As I said, they made only a tiny handful, all sold to collectors, likely never to be shot.
Mind you, this is a really stupid idea. It is throwing raw meat…err tofu… to the anti-gun crowd.
And in the unlikely occurrence if one did end up in the hands of a child, it would be a tragedy waiting to happen.
Nope. Both are legal per BATFE
I admit my error.
Having just learned that credit card guns and cell phone guns are legal, I maintain that they are stupid, dangerous and should be outlawed.
Nitpick; that first one is “no bigger than a stack of credit cards” but it’s not “disguised as a credit card.”
I am the police. Over 39 years on between 2 separate full time careers, including having held a rank during the first.
I have no problem with these novelty guns. They are very few and far between. Most of the millions of gun owners in this country are responsible and 99% of all firearms are never used in a crime. It just isn’t anything to get crazy about. These kind of things aren’t even a noticeable blip compared to the number of other firearms available. There are more [legal] machine guns in the hands of civilians than pistols that look like Legos or Lincoln Logs, or whatever.
Doing your best Judge Dredd impression, I see. Not sure that you speak for all police.
At any rate, I agree that this particular instance does not merit much outrage. Then again, it hasn’t generated much. There were a few news articles and some discussion. People will forget about it in a while.

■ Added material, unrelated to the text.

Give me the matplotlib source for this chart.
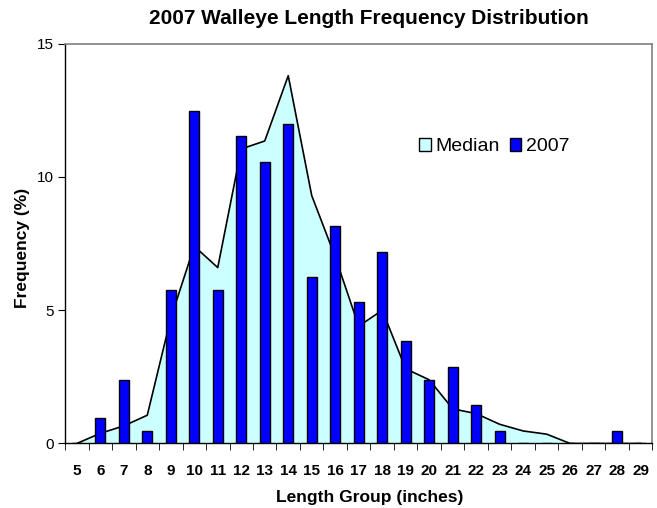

However, I think the phenomenon is worth paying attention to. It makes a difference whether it is at infinitesimal levels or merely low levels. Especially since the police already seem to have a surplus of reasons to shoot unarmed people.

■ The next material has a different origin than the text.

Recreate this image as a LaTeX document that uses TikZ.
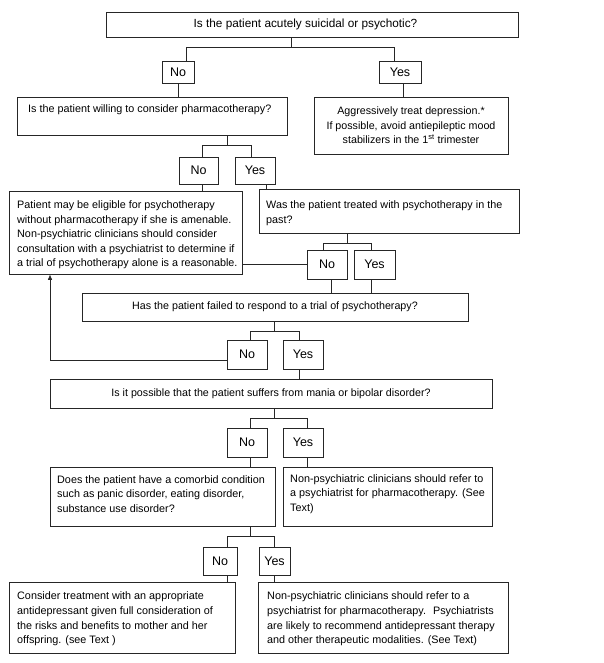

Again, totally irrelevant and seems to indicate you don’t understand the argument.
99% is a really horrific number, too. It would indicate that about 4 million guns have been used for crimes in the US. Fortunately, the real number is probably higher than 99%.
Has the BATFE made an actual ruling on these weapons, or have they just failed to enforce the law? Because a simple reading of H.R.4445 seems to indicate that they are illegal.